The coalition has been accused of failing victims of rape, domestic violence and child sex abuse by "hollowing out" the police service.
The number of offences referred to the Crown Prosecution Service (CPS) has been falling since the general election despite a rise in recorded crime levels, according to Labour.
Rape allegations registered by police increased from 15,892 in 2010-11 to 16,327 last year. But pre-charge decisions dropped from 8,130 to 5,404 and prosecutions fell from 4,208 to 3,692.
Reports of domestic violence went up 9.4% over the period, but cases sent to the CPS went down by 13% and successful prosecutions 11%.
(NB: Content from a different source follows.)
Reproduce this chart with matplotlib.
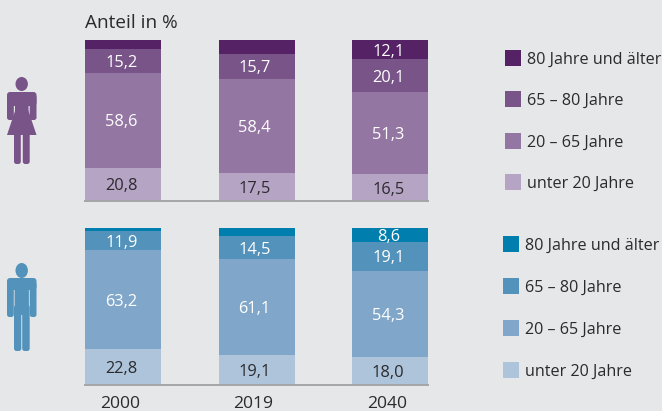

Last year, a reported sexual offence against a child was said to be 24% less likely to be passed from the police to the CPS than in 2010/11.
Labour compiled the figures using official data, parliamentary questions and the Freedom of Information Act.
Shadow home secretary Yvette Cooper said: "The Police Service is being hollowed out by this Tory-led Government and victims of rape, domestic violence and child sex abuse are suffering as a result.
"There is a very serious drop in action against the most serious criminals and abusers since the Government's police cuts and fragmented reforms started and specialist police units have been cut back. Victims of crime and abuse are being let down as a result.
"The number of rape, domestic violence and child abuse cases reported to the police is going up. But the number of cases that the police put forward for prosecution is plummeting as the service is being hollowed out.
"This has all happened in the last two years, yet the Home Secretary is turning her back on the problem she has created. Something is going badly wrong.
"We cannot go back to those days where justice was too long denied and these crimes were hidden, with victims often treated poorly, not believed, or ignored.
"We need new national standards in dealing with these serious crimes and direct action by all Chief Constables to address these appalling figures.
"I shall be contacting all of them and urging them to act even without the support of the Home Secretary."
Crime prevention minister Norman Baker said: "More rapes are being reported to the police, conviction rates for violence against women and girls are at their highest-ever levels and sentences for rapists are longer.
"However, I am determined to improve the criminal justice system's response to rape and domestic violence and I have met the Director of Public Prosecutions who has agreed to establish a CPS- police scrutiny panel to look at how forces deal with these terrible crimes.
"Also, Her Majesty's Inspectorate of Constabulary has been asked to review the police response to domestic violence and recommend where further improvements can be made."